> _What to do_: Return each line containing "this".

# Start of Recorded data

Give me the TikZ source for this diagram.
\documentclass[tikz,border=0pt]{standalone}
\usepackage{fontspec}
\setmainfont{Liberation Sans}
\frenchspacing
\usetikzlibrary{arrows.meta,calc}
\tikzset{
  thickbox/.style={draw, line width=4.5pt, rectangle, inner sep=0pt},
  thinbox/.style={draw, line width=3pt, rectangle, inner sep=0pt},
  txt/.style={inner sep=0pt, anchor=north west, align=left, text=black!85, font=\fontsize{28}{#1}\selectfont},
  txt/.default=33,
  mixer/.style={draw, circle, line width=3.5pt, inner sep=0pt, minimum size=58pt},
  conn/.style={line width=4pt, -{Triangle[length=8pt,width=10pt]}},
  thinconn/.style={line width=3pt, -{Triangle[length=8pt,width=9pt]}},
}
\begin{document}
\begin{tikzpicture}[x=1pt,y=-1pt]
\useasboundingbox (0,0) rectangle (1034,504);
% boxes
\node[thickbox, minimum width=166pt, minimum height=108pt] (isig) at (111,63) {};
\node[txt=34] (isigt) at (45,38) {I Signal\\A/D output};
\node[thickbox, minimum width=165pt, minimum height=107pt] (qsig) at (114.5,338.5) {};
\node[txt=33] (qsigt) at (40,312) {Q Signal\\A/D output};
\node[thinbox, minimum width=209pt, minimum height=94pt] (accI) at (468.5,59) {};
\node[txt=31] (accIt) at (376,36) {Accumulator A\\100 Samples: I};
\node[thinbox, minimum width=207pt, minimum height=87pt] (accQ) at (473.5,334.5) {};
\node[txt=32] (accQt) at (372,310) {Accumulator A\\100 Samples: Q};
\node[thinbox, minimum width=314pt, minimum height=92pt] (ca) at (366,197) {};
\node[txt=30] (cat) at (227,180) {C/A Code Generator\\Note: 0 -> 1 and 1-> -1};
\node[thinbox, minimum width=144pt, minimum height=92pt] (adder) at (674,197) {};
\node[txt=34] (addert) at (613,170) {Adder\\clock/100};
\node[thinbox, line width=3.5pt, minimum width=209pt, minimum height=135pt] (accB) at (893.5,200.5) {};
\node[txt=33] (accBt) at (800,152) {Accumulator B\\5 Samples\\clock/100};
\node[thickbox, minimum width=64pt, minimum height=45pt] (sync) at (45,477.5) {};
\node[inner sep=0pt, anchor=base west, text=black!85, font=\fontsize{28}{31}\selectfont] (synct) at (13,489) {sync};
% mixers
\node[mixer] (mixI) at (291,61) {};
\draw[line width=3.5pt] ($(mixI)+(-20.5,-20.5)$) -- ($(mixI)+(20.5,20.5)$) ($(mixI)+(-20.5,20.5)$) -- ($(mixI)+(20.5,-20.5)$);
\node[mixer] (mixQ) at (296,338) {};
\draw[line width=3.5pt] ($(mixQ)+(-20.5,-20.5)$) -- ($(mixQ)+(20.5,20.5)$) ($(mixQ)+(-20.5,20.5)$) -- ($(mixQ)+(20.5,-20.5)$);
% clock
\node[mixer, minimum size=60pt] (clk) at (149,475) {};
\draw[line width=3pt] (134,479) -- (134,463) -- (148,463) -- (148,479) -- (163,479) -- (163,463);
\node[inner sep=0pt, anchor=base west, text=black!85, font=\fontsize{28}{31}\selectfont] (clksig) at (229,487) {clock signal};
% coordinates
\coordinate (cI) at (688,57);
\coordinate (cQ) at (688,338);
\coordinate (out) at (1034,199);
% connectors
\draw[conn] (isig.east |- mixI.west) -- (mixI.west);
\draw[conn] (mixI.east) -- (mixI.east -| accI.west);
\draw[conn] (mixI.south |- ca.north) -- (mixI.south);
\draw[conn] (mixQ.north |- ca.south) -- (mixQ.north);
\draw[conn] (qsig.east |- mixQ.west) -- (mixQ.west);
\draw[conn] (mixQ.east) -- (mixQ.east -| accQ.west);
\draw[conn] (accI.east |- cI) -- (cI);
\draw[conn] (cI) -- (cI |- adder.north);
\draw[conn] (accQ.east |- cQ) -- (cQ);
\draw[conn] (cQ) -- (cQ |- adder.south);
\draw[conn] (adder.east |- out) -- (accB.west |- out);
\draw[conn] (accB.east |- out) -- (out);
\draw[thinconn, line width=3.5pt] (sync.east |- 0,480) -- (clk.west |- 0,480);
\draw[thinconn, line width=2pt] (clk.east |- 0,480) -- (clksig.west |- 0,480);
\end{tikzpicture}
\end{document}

# End of Recorded data
# Start of Recorded data

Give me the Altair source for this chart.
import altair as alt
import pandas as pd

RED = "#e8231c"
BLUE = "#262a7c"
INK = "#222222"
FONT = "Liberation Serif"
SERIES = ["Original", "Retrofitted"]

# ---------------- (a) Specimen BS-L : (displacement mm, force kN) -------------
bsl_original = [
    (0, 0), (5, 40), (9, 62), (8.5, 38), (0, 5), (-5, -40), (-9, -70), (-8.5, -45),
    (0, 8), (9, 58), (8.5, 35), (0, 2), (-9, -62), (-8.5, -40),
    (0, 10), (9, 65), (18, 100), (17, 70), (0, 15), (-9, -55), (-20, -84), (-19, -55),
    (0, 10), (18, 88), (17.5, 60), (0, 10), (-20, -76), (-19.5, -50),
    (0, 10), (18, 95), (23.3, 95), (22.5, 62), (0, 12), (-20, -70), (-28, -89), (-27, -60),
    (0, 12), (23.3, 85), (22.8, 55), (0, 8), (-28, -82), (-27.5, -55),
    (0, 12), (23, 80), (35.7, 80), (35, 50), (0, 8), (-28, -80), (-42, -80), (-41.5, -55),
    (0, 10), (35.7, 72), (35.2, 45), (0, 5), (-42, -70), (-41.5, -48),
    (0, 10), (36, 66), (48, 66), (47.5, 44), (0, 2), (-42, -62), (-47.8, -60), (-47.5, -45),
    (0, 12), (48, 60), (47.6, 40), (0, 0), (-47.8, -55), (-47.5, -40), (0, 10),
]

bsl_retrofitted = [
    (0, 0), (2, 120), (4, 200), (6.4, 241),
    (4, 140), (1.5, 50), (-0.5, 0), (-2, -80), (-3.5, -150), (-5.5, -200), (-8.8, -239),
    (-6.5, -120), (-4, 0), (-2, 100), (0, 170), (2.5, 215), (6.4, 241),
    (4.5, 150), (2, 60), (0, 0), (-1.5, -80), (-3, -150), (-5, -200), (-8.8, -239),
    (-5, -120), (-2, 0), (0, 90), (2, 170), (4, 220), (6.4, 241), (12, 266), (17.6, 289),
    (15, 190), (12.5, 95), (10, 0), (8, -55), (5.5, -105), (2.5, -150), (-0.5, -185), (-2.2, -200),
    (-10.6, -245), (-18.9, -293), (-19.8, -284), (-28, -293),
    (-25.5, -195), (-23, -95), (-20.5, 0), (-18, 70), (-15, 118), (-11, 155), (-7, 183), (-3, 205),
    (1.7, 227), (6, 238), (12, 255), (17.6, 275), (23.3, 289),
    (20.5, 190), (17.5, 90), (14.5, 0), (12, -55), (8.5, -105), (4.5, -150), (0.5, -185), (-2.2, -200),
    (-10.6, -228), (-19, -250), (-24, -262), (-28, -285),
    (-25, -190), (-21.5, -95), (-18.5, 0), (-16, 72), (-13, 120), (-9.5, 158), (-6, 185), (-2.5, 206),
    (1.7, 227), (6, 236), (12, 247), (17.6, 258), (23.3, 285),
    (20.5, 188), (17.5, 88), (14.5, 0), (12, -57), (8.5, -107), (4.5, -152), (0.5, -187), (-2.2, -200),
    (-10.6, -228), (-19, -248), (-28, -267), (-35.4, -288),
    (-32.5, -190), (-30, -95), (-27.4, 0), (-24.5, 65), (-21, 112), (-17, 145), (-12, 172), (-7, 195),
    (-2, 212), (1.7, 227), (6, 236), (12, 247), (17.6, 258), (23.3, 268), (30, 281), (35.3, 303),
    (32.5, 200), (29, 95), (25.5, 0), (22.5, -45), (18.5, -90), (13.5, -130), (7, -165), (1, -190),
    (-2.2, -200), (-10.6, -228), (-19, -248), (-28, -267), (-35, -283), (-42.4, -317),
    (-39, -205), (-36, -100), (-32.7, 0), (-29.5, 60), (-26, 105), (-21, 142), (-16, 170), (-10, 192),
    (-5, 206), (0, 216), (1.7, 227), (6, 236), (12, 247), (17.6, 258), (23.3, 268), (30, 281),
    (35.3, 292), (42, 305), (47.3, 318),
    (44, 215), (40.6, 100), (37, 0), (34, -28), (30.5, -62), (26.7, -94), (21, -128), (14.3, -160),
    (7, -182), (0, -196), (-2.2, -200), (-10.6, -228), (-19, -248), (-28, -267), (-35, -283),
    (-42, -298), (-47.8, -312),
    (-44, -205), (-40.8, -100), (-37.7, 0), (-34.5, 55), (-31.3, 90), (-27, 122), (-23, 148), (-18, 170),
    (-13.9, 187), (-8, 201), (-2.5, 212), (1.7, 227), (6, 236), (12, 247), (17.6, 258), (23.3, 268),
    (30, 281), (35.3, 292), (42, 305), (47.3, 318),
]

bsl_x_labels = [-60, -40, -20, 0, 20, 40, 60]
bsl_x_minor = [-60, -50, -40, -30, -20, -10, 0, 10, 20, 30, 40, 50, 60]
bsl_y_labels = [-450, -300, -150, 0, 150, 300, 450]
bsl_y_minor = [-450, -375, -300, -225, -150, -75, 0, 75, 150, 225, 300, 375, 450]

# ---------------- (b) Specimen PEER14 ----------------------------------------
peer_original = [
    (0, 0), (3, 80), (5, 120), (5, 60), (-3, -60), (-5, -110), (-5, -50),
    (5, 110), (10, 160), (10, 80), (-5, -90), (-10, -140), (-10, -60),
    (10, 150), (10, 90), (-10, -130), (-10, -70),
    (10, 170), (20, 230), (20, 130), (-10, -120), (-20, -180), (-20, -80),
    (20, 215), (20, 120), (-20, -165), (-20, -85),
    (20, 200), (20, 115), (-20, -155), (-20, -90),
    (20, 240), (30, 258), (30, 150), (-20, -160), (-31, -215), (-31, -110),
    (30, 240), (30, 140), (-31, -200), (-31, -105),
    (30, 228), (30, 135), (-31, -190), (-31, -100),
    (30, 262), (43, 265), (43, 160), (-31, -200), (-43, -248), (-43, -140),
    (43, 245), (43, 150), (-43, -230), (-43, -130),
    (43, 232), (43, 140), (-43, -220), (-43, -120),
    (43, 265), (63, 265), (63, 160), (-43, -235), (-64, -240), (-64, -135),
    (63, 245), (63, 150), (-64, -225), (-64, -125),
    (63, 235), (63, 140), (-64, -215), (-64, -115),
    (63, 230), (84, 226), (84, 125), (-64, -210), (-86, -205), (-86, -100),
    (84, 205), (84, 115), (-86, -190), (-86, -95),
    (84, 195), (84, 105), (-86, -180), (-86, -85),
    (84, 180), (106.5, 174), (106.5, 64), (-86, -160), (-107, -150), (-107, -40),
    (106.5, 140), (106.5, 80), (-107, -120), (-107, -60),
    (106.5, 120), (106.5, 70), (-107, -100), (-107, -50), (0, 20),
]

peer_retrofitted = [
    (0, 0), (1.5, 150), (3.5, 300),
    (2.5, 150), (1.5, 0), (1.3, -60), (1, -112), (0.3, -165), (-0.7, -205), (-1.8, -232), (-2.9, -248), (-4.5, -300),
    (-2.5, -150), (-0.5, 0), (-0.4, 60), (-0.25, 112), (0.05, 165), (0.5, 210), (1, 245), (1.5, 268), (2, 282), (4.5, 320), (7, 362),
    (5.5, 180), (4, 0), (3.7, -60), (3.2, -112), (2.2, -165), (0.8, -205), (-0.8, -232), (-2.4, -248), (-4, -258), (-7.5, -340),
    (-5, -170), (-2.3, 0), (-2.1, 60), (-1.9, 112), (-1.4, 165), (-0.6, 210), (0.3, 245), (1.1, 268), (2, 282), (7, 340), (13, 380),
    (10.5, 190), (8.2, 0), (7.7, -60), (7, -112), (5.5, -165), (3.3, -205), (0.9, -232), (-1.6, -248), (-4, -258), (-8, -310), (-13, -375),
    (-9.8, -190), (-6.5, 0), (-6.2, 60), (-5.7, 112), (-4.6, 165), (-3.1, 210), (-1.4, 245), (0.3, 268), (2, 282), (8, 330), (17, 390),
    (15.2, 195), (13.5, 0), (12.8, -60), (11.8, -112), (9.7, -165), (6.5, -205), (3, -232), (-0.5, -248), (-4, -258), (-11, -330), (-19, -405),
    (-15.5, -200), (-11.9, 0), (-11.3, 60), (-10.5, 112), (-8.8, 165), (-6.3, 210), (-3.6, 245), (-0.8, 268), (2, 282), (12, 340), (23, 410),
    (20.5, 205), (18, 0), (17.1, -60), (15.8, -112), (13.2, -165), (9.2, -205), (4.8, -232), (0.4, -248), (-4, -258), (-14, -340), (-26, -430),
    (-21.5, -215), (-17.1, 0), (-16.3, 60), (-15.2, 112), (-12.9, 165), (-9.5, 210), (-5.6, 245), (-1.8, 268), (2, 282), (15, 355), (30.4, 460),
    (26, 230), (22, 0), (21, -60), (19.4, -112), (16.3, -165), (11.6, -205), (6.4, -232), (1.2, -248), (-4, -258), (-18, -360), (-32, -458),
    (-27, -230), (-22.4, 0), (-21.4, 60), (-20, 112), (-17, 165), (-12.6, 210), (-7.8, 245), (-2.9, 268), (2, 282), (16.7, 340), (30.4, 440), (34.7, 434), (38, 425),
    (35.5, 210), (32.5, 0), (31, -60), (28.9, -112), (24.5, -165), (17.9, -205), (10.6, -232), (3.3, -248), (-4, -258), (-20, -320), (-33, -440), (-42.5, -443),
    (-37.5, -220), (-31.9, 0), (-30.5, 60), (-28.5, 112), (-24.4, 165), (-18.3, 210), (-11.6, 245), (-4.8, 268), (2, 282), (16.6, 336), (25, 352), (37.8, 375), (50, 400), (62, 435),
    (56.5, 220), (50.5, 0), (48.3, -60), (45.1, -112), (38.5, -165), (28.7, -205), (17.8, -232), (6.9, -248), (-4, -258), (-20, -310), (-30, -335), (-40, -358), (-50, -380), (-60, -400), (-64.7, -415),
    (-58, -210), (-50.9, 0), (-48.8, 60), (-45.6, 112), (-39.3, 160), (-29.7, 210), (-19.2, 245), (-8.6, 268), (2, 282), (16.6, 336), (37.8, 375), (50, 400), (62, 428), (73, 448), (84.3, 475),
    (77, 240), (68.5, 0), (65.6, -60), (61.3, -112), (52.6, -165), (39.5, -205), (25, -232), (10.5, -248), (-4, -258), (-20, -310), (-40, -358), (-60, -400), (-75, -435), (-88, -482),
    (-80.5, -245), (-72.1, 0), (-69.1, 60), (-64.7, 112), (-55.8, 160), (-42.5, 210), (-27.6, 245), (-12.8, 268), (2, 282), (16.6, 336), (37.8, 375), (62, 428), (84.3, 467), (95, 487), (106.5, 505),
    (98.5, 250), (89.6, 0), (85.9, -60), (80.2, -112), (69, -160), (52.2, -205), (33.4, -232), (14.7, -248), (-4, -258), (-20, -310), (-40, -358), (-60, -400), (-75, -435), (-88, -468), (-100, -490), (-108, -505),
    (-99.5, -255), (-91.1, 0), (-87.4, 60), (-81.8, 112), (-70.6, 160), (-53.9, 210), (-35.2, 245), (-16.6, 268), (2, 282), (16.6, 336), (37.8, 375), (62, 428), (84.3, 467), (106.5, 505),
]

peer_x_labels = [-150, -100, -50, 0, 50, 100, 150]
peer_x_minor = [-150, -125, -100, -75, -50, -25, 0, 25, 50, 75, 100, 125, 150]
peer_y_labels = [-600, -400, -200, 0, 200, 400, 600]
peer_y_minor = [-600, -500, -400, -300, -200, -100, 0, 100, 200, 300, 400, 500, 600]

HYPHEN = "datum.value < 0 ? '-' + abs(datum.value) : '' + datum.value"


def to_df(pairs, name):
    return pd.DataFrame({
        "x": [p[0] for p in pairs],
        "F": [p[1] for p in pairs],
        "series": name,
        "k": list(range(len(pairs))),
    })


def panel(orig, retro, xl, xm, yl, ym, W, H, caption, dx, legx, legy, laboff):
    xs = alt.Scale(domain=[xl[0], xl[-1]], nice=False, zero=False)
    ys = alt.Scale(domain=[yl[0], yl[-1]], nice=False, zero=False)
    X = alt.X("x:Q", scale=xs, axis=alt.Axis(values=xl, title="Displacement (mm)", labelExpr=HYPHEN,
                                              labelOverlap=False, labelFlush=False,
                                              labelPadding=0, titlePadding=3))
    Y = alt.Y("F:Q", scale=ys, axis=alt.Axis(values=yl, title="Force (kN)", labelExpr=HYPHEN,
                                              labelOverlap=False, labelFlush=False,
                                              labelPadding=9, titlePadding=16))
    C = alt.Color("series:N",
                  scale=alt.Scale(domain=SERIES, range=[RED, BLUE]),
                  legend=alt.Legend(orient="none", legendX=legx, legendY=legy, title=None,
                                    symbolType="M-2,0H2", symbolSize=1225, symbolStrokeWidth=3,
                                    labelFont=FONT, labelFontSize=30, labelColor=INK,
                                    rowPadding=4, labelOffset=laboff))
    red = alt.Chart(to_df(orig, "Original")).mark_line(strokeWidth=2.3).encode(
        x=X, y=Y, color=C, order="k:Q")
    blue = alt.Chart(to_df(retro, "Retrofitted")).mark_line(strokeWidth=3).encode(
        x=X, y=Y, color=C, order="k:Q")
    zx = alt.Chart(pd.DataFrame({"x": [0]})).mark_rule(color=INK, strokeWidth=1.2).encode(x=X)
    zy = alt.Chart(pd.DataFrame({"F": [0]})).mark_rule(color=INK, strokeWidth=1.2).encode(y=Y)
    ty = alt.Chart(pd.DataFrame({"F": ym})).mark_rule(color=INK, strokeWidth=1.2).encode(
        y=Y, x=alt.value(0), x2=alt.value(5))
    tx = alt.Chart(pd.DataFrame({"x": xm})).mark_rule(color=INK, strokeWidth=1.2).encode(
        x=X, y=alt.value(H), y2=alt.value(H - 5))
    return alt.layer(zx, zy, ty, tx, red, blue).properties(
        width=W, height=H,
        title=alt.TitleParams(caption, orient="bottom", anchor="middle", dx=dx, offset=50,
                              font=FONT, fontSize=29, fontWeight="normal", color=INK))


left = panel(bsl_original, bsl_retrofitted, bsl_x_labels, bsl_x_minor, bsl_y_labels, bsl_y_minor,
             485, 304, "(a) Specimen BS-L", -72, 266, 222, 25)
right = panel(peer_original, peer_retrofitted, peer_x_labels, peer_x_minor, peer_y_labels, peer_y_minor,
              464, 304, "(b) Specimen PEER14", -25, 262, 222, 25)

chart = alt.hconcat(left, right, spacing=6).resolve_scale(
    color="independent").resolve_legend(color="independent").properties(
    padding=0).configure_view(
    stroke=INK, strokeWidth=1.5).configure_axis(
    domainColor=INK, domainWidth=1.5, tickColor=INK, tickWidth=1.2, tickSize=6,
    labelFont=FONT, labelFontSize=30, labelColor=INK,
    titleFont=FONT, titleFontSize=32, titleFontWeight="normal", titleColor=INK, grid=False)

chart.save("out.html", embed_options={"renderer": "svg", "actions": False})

# End of Recorded data

> _Expected answer_:
Give me the TikZ source for this diagram.
Give me the Altair source for this chart.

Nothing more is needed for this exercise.